Horizontal or vertical orientation?
Most of the time it’s the subject that dictates the orientation of the camera. But since most of us share our work online for display on computer screens, your work appears larger to the viewer in a landscape orientation. If you keep that in mind, and screens are the only medium you will ever display your images on, I would argue that some horizontal crop will do better than a vertical one. But only if it works with your subject. Often times, I like the effect that the wide-angle lens has on vertical images: A big sky and converging lines in the foreground all help to establish drama.
Deciding on the crop
Sticking to a 3:2 aspect ratio will create the illusion that you actually shot the image like this. But if many elements in some part of the image become distracting or extraneous to the story, it’s a good idea to consider another crop. However, I advise you to only use standard crops such as 4:5, 16:9, 2:1 or square. You wouldn’t want to crop again when you print the image, as this will unintentionally alter your composition.
Square crops add an extra sense of calm and they look great on print as well.
Level the horizon
When the horizon is an actual horizontal line, you would do well by straightening it. Try to do this in the field as near-perfect as possible, as rotating the image in post will crop the image. If any important subject matter is in the extreme corners of the image, you will break your composition by this rotation.
Should I have rotated this image if the horizon wasn’t level, most of the reddening in the atmosphere would have disappeared.
In scenes where the horizon isn’t that obvious, such as in mountainscapes or in intimate landscape photography where no horizon is visible at all, it’s a good idea to pay close attention to anything that may convey the orientation of the camera as opposed to the horizon. Consider the following image.
While there isn’t any horizon present in the image, the shared direction of the trees to the top right gives away the fact that the camera wasn’t level when this was captured. Again, you could straighten it in post, but you will be discarding image data, resolution and more importantly; visual cues that could help the story.
Framing the image
Photography is all about deciding on what to show your audience. It starts with a location and timeframe, and a general idea of in which direction to shoot. The final tweaks to your tripod’s pitch, yaw, height, and placement can make all the difference in visual storytelling. Include anything that helps, but leave everything that doesn’t.

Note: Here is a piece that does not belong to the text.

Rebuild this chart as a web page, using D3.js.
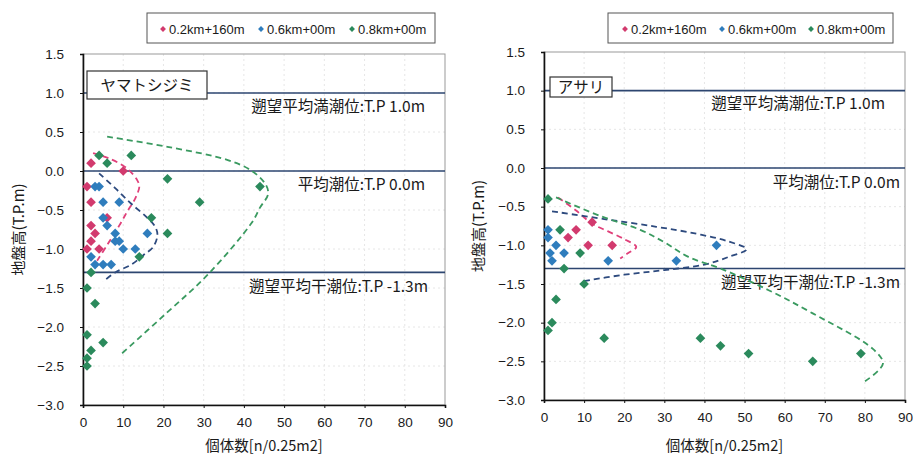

Stars, sea, rocks, and something distracting on the edge. It’s everything I want to show you. There were boats, buoys and trash on either side of this image, but that didn’t help this story about light pollution.
When this stage of advancing your photography starts to take up most of your time, you are on the right track. Don’t even think about camera settings or timing but walk around the scene and let it sink in. With both eyes open, try to look through the viewfinder with one eye and observe your surroundings with the other. I have found that this method keeps you aware of the difference between what you see in the viewfinder and what is there around you.
Choose the background
Poor background can, and will, ruin your otherwise beautiful image, so be careful when you compose the scene. A woodland backdrop wouldn’t often kidnap your viewer’s attention, but when there’s just one peak autumn maple in there, your subject suddenly becomes less interesting. People or man-made objects in the background are also powerful distractions.
Rule of thirds and the Golden Mean
The rule of thirds divides the frame in nine equal parts: Two horizontal lines and two vertical lines create three columns and three rows.
Placing your main subject on either of the points where the lines cross is a good idea, as it helps to avoid the so called bull’s eyes shots, but there’s a catch. The division between dark and light areas in the image can create dissonance if one of those power points doesn’t align.
The golden ratio is a special number (phi or roughly 1.61803398875) found by dividing a line into two parts so that the longer part divided by the smaller part is also equal to the whole length divided by the longer part. Yeah. I had to read that three times myself. Here’s the difference between the two:
Before: Rule of Thirds. After: Golden Mean.
These rules have been around for centuries and many art forms (even music) make use of it. It’s one of those things that have become so synonymous with art, that we have come to expect the application of either the rule of thirds or the golden mean in photography as well. Don’t rely on percentages, rules, and divisions, though. Get creative and use these as guidelines, rather than rules.
Placing the horizon
Of course it’s a good idea to place the horizon along one of those lines described above as those guidelines help to avoid bisecting an image by placing the horizon in the center. But should there be more ground or more sky? It depends on the mood you want to set. The theory behind this is that more sky will convey openness, calmness, and even the divine, as a grand sky shifts the attention upward.
Conveying the divine nature of countless stars above your head works well if you place the horizon closer to the bottom of the image.
More ground however, will often result in feeling more condensed; grounded. Even conveying a sense of dread in some cases. This is derived from semiotics; the study of signs and symbols and their use or interpretation. It’s the language of meaning.
With so much ground, it’s hard not to feel like something’s brooding on the horizon.
In western culture, we read from left to right and from top to bottom. In their 1996 book “Reading Images: The Grammar of Visual Design,” Kress and Van Leeuwen propose that you can make good use of this way of reading; from left to right. Consequently, what’s left in an image happened in the past and what’s on the right will happen at some time in the future. Everything to the top of the image, according to Kress and Van Leeuwen, is something of an ideal; the promise. Everything at the bottom of an image is more factual; the real.
The use of the telephoto lens in landscape photography
If there’s one way of practicing composition, it’s through the use of a longer lens. If you want to be a better compositional artist, a smaller frame will let you decide more easily. Too often I see aspiring landscape photographers wanting to go as wide as possible, as soon as possible. It’s far more difficult to properly guide the viewer to your subjects with wide-angle lenses.
So, until I return next time with advanced techniques for the more experienced photographers, I want you to go out to that great photography location in your area. Go out often, wait for the light, isolate your subject, and bring a lens with a focal length of a minimum of 50mm.